- _Required task_: Identify each line below that contains the word "script", and copy it out.

- _Records provided_:

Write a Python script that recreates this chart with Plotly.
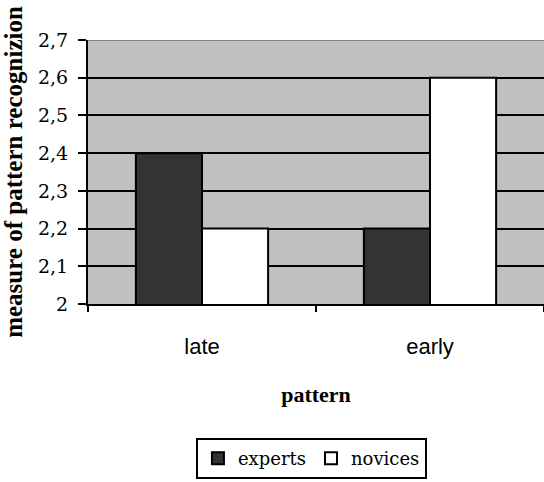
==
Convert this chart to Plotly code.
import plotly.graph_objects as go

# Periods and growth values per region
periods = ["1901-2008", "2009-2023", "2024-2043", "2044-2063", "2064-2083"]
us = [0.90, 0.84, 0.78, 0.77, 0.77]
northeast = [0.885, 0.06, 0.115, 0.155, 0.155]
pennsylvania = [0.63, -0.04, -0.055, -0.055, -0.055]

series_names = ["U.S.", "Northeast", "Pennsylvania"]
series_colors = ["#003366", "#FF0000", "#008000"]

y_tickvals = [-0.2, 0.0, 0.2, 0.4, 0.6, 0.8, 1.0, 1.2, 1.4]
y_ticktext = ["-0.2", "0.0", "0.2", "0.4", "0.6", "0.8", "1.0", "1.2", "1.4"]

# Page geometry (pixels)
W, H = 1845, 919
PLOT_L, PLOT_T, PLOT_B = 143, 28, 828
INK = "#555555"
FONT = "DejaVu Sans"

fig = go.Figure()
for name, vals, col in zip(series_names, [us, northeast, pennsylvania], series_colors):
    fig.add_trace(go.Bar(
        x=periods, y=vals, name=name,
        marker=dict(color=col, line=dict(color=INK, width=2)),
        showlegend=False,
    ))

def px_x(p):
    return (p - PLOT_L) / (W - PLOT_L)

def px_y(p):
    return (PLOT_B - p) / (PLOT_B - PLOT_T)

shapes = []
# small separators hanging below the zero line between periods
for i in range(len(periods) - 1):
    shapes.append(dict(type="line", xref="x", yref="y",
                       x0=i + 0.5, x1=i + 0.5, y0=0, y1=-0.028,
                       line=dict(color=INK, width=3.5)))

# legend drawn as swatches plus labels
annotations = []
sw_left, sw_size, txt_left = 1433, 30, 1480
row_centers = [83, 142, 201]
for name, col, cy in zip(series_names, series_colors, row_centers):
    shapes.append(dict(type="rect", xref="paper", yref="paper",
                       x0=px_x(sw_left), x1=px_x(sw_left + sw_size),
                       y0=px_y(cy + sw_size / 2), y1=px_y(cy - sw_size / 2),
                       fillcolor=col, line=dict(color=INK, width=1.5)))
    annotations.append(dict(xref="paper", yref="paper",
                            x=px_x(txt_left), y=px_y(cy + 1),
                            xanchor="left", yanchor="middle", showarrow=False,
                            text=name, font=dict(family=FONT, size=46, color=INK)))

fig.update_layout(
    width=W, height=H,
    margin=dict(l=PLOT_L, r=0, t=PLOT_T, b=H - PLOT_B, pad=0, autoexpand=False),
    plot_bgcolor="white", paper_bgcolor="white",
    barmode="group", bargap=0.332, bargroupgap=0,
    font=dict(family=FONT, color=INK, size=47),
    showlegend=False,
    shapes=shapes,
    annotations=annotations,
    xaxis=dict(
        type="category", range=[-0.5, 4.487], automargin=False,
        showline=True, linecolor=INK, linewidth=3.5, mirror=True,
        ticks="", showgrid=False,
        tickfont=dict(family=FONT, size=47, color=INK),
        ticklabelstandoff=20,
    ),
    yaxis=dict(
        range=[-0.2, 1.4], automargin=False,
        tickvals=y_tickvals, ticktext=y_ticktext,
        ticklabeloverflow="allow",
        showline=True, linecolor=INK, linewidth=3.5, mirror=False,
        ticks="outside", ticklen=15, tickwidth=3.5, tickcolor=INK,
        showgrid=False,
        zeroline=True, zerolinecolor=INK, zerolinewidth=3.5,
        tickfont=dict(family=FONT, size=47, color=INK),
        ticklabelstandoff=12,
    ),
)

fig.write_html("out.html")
...
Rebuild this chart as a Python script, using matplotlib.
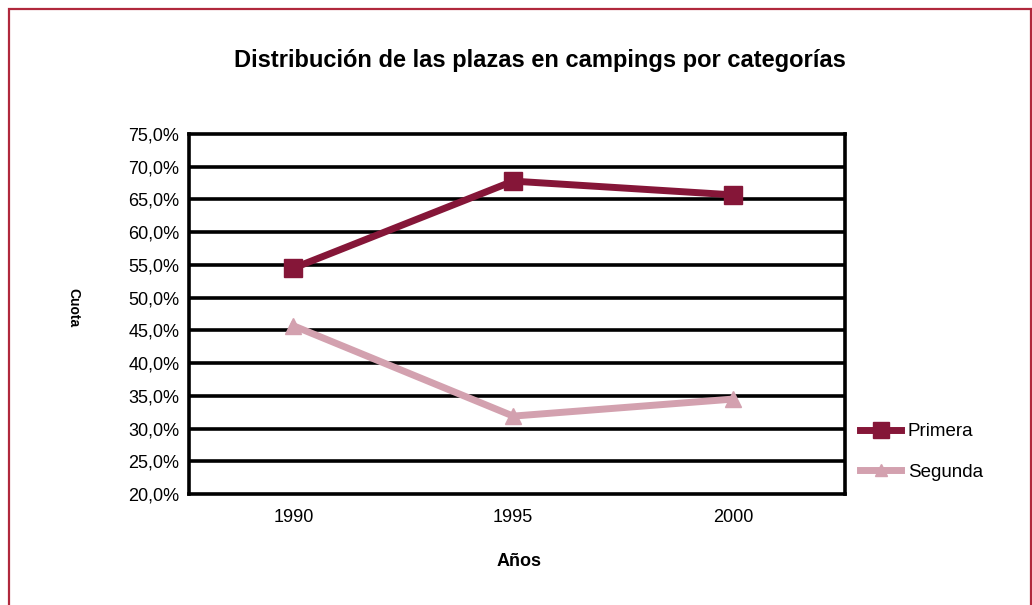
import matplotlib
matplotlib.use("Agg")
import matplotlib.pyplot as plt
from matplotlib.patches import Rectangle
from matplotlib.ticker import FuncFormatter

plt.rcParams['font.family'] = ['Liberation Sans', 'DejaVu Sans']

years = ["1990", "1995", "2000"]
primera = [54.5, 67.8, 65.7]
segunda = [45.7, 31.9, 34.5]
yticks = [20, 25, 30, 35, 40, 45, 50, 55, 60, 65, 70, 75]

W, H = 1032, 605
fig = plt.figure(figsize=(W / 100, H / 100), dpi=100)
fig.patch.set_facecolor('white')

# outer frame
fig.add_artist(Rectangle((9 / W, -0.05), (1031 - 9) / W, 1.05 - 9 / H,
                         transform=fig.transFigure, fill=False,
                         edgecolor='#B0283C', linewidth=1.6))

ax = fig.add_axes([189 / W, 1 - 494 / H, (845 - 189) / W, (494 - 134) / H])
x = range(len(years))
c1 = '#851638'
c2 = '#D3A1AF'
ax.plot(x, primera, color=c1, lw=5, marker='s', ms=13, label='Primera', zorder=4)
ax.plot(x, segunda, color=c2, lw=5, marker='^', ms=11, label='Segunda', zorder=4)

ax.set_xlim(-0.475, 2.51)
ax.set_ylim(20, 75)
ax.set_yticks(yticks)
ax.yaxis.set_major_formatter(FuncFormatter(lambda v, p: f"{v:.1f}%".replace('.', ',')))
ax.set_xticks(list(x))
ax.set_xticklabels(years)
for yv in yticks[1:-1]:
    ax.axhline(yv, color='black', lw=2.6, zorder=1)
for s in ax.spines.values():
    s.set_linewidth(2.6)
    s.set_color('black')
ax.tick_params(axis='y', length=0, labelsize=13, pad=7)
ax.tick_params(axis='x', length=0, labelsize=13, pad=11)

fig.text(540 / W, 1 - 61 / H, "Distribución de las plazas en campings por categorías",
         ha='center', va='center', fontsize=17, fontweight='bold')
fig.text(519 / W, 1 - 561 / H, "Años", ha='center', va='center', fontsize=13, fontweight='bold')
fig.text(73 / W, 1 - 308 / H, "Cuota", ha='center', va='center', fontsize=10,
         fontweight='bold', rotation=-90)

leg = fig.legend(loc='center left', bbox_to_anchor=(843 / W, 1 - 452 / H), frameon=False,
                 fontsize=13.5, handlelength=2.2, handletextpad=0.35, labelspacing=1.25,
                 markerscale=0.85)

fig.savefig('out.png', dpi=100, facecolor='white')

- _Output of the exercise_:
Write a Python script that recreates this chart with Plotly.
Rebuild this chart as a Python script, using matplotlib.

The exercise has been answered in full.